Write out again, exactly as they appear, the lines from the line with "Emit a LaTeX" through the line with "(0,0) rectangle (842,451);". Do not include any pictures.

[start of Information given]

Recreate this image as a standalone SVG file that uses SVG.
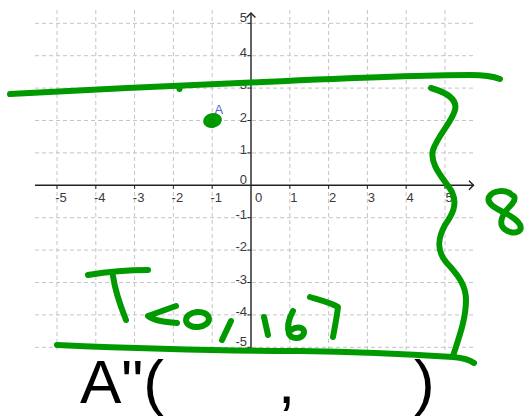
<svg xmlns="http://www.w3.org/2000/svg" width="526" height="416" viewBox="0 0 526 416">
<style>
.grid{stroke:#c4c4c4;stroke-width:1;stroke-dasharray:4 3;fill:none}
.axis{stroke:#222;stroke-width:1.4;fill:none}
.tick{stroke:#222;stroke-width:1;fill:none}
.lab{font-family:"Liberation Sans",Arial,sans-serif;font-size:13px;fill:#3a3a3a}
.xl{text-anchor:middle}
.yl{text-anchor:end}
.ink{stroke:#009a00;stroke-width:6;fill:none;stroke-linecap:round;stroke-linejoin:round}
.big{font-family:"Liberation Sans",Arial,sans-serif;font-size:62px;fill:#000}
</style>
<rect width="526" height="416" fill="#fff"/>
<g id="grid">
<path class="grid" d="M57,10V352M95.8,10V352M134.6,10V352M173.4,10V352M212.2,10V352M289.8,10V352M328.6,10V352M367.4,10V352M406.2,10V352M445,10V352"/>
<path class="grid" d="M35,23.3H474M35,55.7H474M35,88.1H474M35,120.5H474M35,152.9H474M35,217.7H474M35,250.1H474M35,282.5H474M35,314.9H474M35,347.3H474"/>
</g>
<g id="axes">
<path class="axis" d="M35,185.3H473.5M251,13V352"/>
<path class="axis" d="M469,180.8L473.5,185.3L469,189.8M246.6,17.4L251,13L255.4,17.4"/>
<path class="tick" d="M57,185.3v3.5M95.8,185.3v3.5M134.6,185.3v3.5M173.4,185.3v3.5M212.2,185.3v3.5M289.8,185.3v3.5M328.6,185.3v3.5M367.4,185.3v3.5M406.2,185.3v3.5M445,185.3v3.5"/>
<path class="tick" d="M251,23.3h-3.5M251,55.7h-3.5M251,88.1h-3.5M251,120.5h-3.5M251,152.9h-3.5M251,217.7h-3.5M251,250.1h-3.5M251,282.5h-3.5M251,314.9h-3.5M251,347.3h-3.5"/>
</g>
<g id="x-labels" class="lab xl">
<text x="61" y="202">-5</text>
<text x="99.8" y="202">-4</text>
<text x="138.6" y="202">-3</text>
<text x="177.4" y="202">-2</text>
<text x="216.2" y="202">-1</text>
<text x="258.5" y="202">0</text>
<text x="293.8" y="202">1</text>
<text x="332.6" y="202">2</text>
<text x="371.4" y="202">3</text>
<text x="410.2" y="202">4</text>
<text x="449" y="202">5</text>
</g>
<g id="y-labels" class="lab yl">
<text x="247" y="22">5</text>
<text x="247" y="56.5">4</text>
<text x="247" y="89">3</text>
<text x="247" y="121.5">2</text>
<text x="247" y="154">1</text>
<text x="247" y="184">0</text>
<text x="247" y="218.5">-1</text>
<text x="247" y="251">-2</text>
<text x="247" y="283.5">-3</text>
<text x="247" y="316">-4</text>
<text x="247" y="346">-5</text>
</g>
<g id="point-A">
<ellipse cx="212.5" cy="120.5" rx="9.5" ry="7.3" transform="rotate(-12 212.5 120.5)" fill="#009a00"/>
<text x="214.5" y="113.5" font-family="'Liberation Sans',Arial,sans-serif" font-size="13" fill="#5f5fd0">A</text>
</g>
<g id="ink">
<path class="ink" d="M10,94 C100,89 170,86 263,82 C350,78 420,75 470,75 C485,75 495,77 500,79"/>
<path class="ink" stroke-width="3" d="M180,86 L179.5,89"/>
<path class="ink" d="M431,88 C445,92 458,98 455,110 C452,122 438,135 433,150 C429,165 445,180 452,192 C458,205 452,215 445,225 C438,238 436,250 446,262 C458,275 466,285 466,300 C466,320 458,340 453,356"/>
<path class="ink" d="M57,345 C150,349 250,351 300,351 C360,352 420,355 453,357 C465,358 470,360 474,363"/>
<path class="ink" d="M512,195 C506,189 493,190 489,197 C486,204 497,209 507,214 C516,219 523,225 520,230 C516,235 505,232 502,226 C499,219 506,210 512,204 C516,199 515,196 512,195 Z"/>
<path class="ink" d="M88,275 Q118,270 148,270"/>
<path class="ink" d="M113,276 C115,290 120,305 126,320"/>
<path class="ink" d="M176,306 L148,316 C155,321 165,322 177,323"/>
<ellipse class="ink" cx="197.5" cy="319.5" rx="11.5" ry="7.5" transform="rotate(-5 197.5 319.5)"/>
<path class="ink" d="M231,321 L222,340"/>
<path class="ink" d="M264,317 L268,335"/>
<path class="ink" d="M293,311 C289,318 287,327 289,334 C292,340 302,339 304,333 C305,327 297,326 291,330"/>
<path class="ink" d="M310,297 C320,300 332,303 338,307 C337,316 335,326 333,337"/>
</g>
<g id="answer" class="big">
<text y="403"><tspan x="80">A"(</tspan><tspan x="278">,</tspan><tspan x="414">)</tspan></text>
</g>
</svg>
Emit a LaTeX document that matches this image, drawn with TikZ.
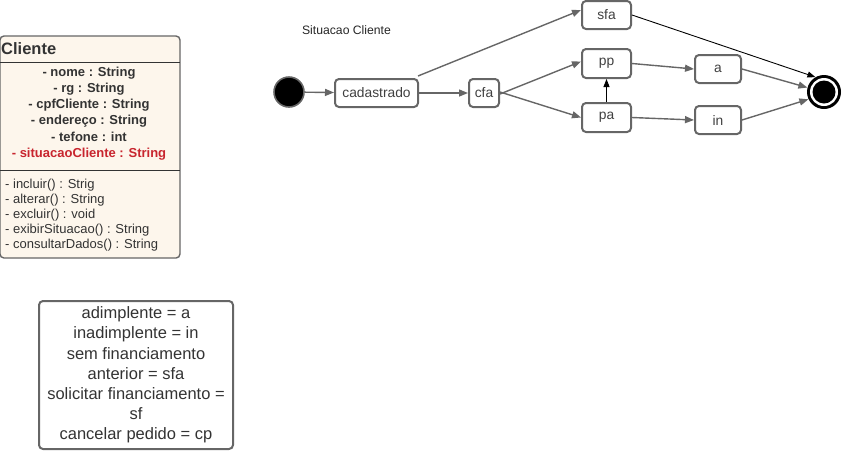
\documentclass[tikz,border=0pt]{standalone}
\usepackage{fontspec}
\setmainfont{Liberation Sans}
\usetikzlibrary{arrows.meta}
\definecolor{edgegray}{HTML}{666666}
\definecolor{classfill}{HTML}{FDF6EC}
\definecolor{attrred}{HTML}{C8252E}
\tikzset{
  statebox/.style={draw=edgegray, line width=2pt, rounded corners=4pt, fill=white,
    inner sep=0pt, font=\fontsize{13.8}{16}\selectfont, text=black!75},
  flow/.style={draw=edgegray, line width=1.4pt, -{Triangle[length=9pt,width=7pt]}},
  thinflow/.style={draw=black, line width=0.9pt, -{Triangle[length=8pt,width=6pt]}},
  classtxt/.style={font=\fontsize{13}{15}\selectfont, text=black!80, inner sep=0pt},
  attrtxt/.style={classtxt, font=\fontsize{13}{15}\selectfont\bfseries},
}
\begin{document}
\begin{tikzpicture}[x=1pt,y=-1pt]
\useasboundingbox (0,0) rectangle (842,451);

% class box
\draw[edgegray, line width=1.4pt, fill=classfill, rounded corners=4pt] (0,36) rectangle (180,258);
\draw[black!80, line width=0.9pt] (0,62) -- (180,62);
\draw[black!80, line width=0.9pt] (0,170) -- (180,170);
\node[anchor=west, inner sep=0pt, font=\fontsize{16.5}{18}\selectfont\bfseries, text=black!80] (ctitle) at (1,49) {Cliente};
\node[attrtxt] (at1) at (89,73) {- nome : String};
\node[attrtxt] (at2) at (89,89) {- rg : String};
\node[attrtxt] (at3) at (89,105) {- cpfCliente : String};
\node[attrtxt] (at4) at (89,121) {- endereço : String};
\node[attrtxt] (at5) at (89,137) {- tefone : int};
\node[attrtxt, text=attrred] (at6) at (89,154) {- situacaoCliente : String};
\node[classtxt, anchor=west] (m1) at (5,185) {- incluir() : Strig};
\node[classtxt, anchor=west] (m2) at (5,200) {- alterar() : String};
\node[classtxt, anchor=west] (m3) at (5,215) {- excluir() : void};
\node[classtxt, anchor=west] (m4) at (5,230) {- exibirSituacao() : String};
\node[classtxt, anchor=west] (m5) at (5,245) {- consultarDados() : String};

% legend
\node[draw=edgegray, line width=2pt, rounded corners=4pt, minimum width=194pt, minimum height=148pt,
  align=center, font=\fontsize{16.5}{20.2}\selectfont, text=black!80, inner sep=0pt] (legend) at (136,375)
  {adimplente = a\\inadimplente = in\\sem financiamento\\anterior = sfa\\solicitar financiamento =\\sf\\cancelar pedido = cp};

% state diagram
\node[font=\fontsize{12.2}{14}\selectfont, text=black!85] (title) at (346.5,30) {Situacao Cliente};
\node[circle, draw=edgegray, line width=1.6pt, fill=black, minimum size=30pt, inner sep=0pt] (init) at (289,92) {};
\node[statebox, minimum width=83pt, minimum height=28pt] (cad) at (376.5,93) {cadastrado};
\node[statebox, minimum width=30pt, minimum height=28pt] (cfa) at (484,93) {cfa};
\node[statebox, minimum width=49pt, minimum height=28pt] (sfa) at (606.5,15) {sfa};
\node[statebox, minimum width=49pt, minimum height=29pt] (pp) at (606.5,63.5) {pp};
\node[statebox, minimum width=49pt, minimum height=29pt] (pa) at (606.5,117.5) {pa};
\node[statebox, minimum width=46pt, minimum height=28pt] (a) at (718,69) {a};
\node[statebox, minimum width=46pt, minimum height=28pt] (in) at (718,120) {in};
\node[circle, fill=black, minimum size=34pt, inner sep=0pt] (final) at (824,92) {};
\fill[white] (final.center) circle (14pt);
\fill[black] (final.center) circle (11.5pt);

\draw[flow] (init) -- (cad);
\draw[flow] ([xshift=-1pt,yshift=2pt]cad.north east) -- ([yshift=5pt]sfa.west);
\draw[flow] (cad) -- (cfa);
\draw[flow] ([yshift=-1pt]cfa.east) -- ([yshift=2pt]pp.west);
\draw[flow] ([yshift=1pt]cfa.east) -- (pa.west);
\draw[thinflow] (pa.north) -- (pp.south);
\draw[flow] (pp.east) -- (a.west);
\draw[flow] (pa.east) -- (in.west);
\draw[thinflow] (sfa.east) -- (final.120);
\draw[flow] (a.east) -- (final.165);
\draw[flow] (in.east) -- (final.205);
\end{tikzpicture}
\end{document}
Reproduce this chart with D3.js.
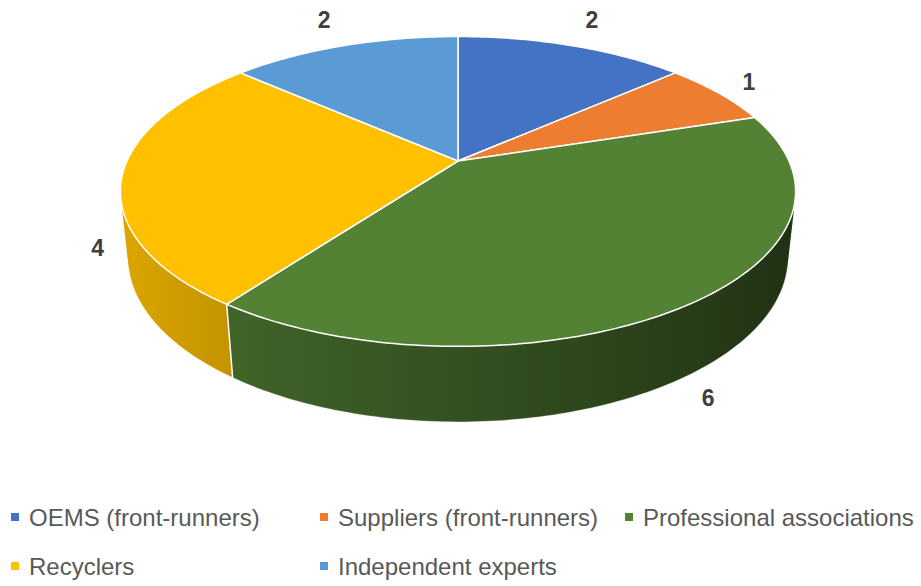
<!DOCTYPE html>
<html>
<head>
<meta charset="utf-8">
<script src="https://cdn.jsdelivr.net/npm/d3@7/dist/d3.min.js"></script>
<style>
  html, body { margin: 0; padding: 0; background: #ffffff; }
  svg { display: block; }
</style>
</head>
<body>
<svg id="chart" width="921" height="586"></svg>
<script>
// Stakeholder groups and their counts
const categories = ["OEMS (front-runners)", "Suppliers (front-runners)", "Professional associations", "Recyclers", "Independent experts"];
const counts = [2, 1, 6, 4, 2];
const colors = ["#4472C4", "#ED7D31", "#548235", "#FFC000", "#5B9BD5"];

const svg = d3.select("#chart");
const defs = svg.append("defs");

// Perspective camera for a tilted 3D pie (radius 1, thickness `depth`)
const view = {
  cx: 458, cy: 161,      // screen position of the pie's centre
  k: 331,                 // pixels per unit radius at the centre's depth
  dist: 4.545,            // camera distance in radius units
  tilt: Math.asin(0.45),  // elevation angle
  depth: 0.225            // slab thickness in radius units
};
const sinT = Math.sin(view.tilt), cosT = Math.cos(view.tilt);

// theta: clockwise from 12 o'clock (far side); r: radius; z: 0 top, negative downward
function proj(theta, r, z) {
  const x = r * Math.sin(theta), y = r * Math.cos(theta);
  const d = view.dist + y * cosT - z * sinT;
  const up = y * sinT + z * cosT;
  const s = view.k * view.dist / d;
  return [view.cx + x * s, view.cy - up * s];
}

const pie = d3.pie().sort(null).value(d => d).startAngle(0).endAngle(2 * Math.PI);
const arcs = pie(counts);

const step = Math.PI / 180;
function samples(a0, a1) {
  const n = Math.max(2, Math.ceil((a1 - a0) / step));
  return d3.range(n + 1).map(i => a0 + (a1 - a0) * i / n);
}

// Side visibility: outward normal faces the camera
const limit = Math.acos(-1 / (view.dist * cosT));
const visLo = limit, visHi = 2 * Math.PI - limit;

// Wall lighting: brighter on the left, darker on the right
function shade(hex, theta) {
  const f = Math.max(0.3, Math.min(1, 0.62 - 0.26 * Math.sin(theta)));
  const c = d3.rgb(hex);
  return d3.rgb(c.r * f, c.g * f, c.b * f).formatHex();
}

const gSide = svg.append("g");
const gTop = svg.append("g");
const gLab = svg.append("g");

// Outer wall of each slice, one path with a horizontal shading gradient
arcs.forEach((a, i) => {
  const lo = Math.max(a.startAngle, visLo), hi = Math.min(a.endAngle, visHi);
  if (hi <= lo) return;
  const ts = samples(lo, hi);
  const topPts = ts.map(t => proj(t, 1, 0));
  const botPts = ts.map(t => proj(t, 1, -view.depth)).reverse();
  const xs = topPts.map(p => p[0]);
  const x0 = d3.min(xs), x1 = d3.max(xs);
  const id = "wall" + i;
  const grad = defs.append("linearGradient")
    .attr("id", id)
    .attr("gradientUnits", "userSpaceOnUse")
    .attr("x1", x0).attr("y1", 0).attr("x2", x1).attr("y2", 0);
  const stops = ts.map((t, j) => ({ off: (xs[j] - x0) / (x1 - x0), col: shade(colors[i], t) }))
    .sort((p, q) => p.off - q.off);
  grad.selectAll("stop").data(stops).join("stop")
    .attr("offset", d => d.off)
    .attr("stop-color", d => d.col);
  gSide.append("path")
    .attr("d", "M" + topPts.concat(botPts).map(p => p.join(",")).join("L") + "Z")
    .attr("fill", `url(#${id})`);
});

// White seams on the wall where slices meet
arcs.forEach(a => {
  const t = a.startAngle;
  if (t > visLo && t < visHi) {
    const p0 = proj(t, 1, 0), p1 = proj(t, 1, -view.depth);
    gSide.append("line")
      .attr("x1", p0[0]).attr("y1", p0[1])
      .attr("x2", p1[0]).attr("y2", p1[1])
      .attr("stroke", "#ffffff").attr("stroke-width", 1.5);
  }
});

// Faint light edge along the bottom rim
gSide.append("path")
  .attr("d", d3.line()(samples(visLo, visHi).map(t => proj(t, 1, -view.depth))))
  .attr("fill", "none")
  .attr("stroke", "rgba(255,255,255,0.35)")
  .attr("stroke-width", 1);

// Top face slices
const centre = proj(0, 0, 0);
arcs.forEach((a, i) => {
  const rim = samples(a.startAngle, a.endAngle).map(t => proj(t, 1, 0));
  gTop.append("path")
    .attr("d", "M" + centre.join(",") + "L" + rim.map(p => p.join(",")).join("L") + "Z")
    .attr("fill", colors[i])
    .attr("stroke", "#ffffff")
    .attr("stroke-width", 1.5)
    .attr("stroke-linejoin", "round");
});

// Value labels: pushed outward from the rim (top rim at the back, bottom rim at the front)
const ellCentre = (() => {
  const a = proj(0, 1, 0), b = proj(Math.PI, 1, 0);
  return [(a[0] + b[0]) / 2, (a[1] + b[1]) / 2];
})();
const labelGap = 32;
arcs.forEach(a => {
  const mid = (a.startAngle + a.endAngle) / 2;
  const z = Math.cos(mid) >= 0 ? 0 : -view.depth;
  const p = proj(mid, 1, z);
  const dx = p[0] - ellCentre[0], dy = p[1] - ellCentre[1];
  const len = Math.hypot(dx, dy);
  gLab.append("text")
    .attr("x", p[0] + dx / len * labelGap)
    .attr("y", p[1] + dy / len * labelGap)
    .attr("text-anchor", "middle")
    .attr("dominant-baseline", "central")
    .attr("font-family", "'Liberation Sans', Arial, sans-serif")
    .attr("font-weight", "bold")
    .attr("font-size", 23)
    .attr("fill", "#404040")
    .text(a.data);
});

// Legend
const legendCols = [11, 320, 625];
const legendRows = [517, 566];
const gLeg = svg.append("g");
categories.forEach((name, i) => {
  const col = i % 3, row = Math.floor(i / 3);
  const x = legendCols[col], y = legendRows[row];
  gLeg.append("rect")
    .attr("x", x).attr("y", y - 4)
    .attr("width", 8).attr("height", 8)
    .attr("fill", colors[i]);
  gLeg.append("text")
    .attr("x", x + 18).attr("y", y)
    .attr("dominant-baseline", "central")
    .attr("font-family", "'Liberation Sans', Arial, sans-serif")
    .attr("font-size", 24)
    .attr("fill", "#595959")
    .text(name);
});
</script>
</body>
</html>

[end of Information given]

- Output:
Emit a LaTeX document that matches this image, drawn with TikZ.
\documentclass[tikz,border=0pt]{standalone}
\usepackage{fontspec}
\setmainfont{Liberation Sans}
\usetikzlibrary{arrows.meta}
\definecolor{edgegray}{HTML}{666666}
\definecolor{classfill}{HTML}{FDF6EC}
\definecolor{attrred}{HTML}{C8252E}
\tikzset{
  statebox/.style={draw=edgegray, line width=2pt, rounded corners=4pt, fill=white,
    inner sep=0pt, font=\fontsize{13.8}{16}\selectfont, text=black!75},
  flow/.style={draw=edgegray, line width=1.4pt, -{Triangle[length=9pt,width=7pt]}},
  thinflow/.style={draw=black, line width=0.9pt, -{Triangle[length=8pt,width=6pt]}},
  classtxt/.style={font=\fontsize{13}{15}\selectfont, text=black!80, inner sep=0pt},
  attrtxt/.style={classtxt, font=\fontsize{13}{15}\selectfont\bfseries},
}
\begin{document}
\begin{tikzpicture}[x=1pt,y=-1pt]
\useasboundingbox (0,0) rectangle (842,451);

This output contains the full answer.